My screen is at eye-level up (hanging from ceiling). Any lower and I'd be blocking my speakers below them. So in a way it's weird hearing "ear level" sounds when the typical car on-screen was already a bit above ear level before. The regular surround speakers could handle that 3 feet above my ears in the old setup. What's NEW pussycat?

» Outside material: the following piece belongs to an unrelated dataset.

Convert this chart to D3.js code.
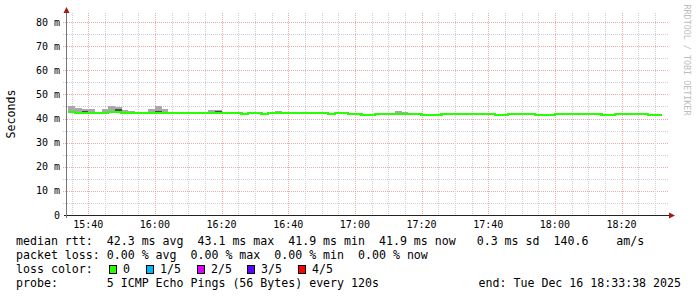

I think THAT is the real reason some of us find so many Atmos/X soundtracks underwhelming. They're not REALLY delivering as many new sound locations as they'd have you believe at home. Only lower bed (if you had the correct over ears surrounds before) and directly overhead (on the ceiling between the speakers) is really new and even there just the height has changed. Movies COULD image in-between overhead (albeit 3 feet overhead) with the old 7.1 system, but they just DIDN'T because that would mean using 7.1 fully (in-phase between side and rear surrounds to get sounds in those places and most movies avoided using in-phase material in surround because in a 5.1 setup that meant the "6.1" or "7.1" "REAR" surround locations, which may or may not be overhead. You couldn't count on any of it. Movies like Top Gun just did what they did and hoped for the best at home, but counted on surround speakers behind overhead in the theater, at least. They could have used binaural recorded helicopter sounds played back in 5.1/7.1 speakers and they would sound overhead without any height speakers. You can use DTS Virtual X and at the MLP, it sounds almost as good as real speakers!
Where's the NEW? Where's the sounds UNDER MY FEET??? Yeah, it's not really a 360 degree bubble when there's no floor speakers! They still can't make a pair of scissors appear to give me a haircut with Dolby Atmos! It's too imprecise at imaging out in the seating area because the speakers are all on the side walls! Human hearing doesn't "phantom" the same in all directions to do it properly with just speakers. You need BINAURAL effects.
Frankly, we'd all be 1000% better off having headphone mixes that truly use binaural sounds to place them literally ANYWHERE a real sound could be! Then people would WHINE about having to wear headphones the same way they whine about having to wear 3D glasses to create a more immersed reality. It would be one hell of a lot CHEAPER to implement, though, especially for only a few viewers. You wouldn't need ANY speakers, just 3-6 pairs of wireless headphones. But it'd never truly catch on because of the headphones.